Code fragment for reading binary files as plain text:

$map = array('ppt' => 'catppt %filename% 2>/dev/null',
             'pdf' => 'pdftotext -enc UTF-8 %filename% - 2>/dev/null', //the "-" tells to output to stdout
             'txt' => 'cat %filename% 2>/dev/null'
             ...);

if (! file_exists($filename))
    throw new Exception("File does not exist: '$filename'");

$type = pathinfo($filename, PATHINFO_EXTENSION);
if (! isset($map[$type]))
    throw new Exception("Unsupported document type: '$type'");

$filename = escapeshellarg($filename);
$cmd = str_replace('%filename%', $filename, $cmd[$type]);
$output = array(); $status = 0;
exec ($cmd, $output, $status);
if ($status != 0)
    throw new Exception("Converting $filename: exit status $status");

return implode($output, "\n");

Conclusions

Google Search Appliance

Pro:

+ Reputation with client and acceptance by users as it's a known brand

+ Good ranking algorithms for text and handle stemming

+ Responsive and helpful support

Con:

- Closed "black box" system

- You are not allowed to fix the hardware yourself

- No redundancy unless you buy several boxes

- Missing options to tailor to our use case (use HTML language information, request pages, filter flexibility)

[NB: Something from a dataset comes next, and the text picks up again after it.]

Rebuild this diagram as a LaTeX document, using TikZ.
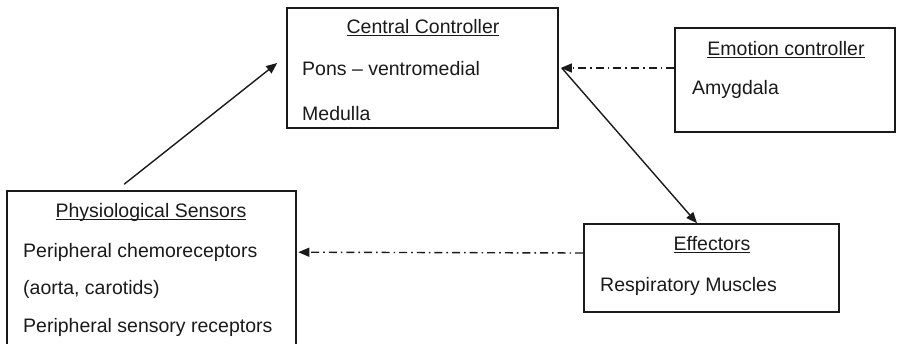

- Significant price tag for the license, plus still quite some work to customize the GSA and adapt your own systems

Zend_Lucene

Pro:

+ Very flexible to build exactly what we needed

+ The problematic framework made less problems, we can iterate over content lists instead of parsing URLs to spider the site

+ Well documented and there is a community (not much experience as we did not have questions)

+ No arbitrary limitations on number of pages in an index.

+ Proved reliable for two years now

+ If performance ever becomes an issue, we can switch to Java Lucene while keeping the php indexer

Con:

- In-depth programming needed

- Thus more risk for bugs

- More to build by hand than with the GSA - but for us not as much as license costs plus customization of the web system to play well with GSA.